What all this means, in practical terms, is that the implementation phase of Trump’s grand strategy — the period in which the ideas upon which one campaigns are translated into the day-to-day initiatives by which one governs — is likely to be far messier than is normally the case. The Trump administration will have to determine how to proceed on those issues — such as Russia, Iran, alliance relations, trade, and homeland security — where key advisers have staked out positions very different from those of the president. More fundamentally, the Trump administration will have to determine how to reconcile the president’s various promises and impulses — and where those things cannot be reconciled, how to prioritize among them.
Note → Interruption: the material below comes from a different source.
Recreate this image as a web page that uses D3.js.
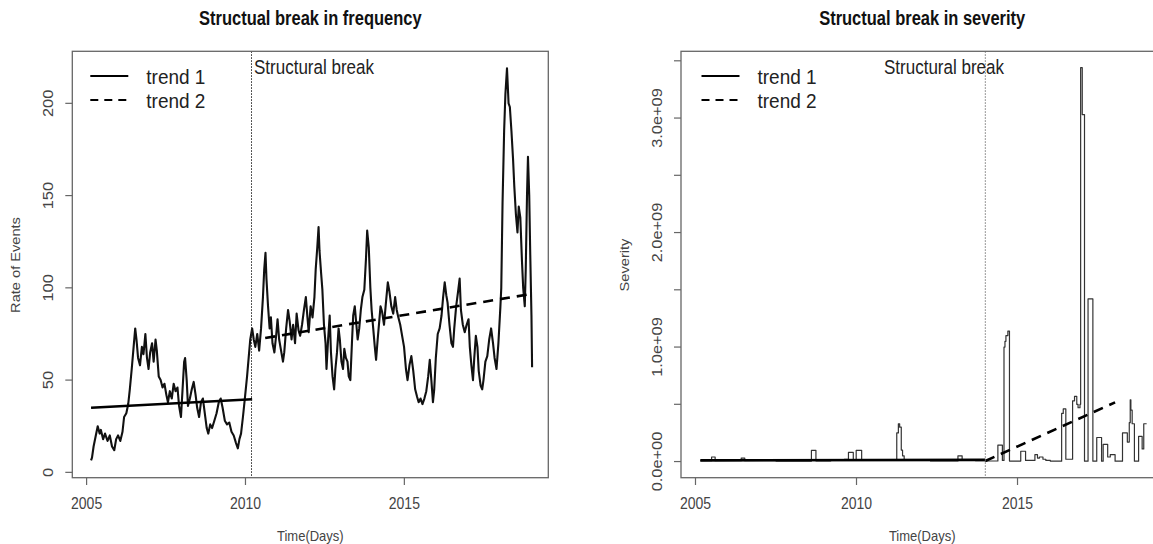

This could be good news for the country and the world. As the Trump team realizes how intractable the contradictions are among the president’s various policy pronouncements, it may see the wisdom in backing off of some of the more problematic or dangerous ones. And the fact that there are so many profound disconnects between what Trump says and what is wise may create space for the president’s more sober advisers — such as James Mattis, James Kelly, Rex Tillerson, and Nikki Haley — to shift policy and even influence the president’s thinking. We can hope that this is the scenario that ultimately unfolds. But in the meantime, both the content and contradictions of Trump’s grand strategy make it seem likely that U.S. foreign policy and the international order are in for a rough ride.